Spain’s gaming revenue growing following European shared liquidity

Online poker sites and players are benefiting from increased liquidity after four European countries agreed to a pool. © Photo by L'Oriol.

SPAIN’S online poker industry has benefited from a shared liquidity with other European countries, including France, Portugal and Italy.
Though they all agreed to the deal in 2017, France and Spain both solidified their position in the first quarter of 2018. Portugal has also recently joined, though Italy is yet to step it up and complete the move. The shared liquidity deal allows players from Spain to compete in tournaments with players from France, and now Portugal whereas previously they could only play against others from Spain.
Shared liquidity so far
France and Spain were the first European countries to hold tournaments with shared prize pools. The France Espana Hold ‘em (FRESH) Series was the first of its kind to be held under the new liquidity agreement and had a guarantee of $5 million. The legendary SCOOP series was also pooled in this way and had a guarantee of $10 million.
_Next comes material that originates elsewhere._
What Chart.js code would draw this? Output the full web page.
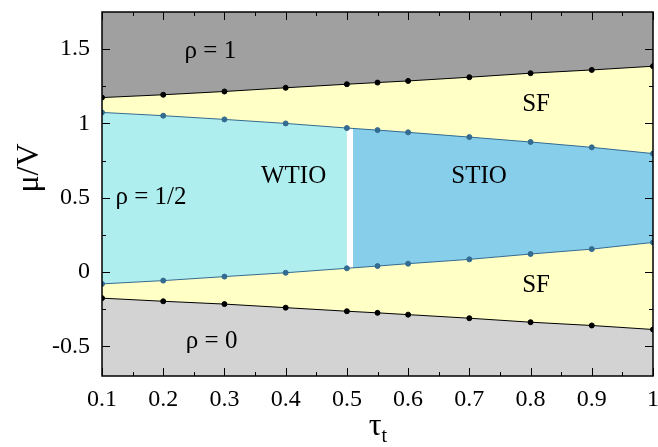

After Portugal joined the shared liquidity scheme in May, the Trio Series took place, the first of its kind to involve all three countries. The 78-event series had a massive collective prize pool with a €500,000 guarantee Main Event and awarded nearly €6.5 million in prizes.
Italy still has intentions to join the shared liquidity pool, and when they do, online operators will hold tournaments and series with players from all four countries.
Beneficial for business and players
The shared liquidity opens the door for four previously segregated online markets to join hands in a union. Doing so will allow online operators who have licenses in multiple European countries, such as Full Tilt Poker, to offer an increased variety of games and massive prize pools. Players from Spain can compete against neighbors for huge guarantees.
It’s expected to benefit online operators who will have a steadier flow of traffic and more volume per game. The players, however, will now compete for more money and enjoy shared liquidity tournaments and series.
Online gaming market in Spain
There’s still a lot of potential for the Spanish iGaming market to grow. Countries like the U.K. has gaming built into their culture where Spain has less historic and cultural links. However, the population is now increasingly partaking in iGaming, and with shared liquidity improving the poker scene, as well as more favourable regulations coming into effect, the growth is expected to continue.
Online casinos and poker rooms are already on the rise in Spain. The Direccion General de Ordenacion del Juego (DGOJ) published online revenues for the second quarter of 2017 that stood at $121.3 million, a 22.6 per cent year-on-year increase. Interestingly, online casino revenue increased by around 52.5 per cent from the previous year.
In the first quarter of 2018, the DGOJ figures showed a 27 per cent increase year-on-year, with total online gaming revenues of $190.6 million. Online casino revenues hiked by 51 per cent from the same quarter of the previous year, with slot games accounting for over half of the revenue. Sports-related activity, online poker and online bingo all saw significant increases as well.
Though these figures are still low compared to other EU countries, they show that the Spanish market is growing and still has room to expand further. The move for shared liquidity in Europe could be one of the reasons for the poker growth. Ultimately, the consistent flow of traffic through shared online poker rooms allows for more games and increasing prize pools.